At the New York Historical Society, there was living history Tuesday. It was military drill with the first Rhode Island Regiment with historical re-enactors portraying the Continental Army's historic "Black regiment."
"This is the first experiment in the world where a country was being independently run by the people," Algernon Ward, dressed as a revolutionary member of the First Rhode Island regiment, told PIX11 News. "It is something we should all celebrate, a world experiment that is still being developed."
They were also crafts for children where they could mix-and-match portraits to create unique Founding Fathers and Mothers.
Other children left wishes they have for their country.
Mom Sofia Hubscher wanted her six-year-old daughter "to be proud of her history as an American."
Her daughter's wish for the country: Be Nice.

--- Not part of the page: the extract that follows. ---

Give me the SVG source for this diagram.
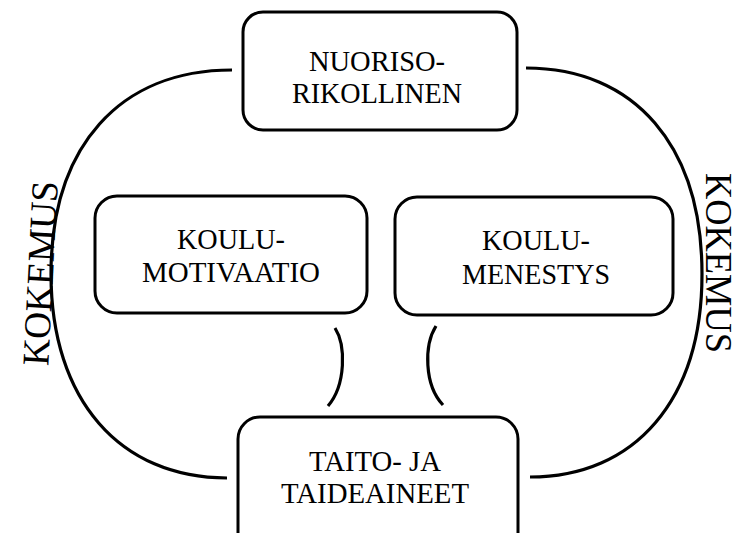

"We celebrate this holiday because it took a lot of effort from a lot of people, not just famous Americans like George Washington, but everyday Americans too," Rachel Waldman, the assistant director of the Dimenna Children's Museum, told PIX11. "We were a diverse nation from the very beginning."
At the 9-11 Memorial, small American flags were placed on all 2, 983 names of people killed in the terrorist attacks.
Team Red, White and Blue is now part of this annual tradition.
In Riverside Park, the NYC Raging Grannies and their Daughters were singing their anti-Trump song with friends and organizers reading the new and old Declaration of Independence.
"This year, for the first time, in my opinion, there's a clear and present danger that the president and his administration are not following the principles and values embodied in the constitution," civil rights lawyer Norman Siegel told PIX11 News.
No matter what your politics are, the Fourth of July is a day to celebrate our country.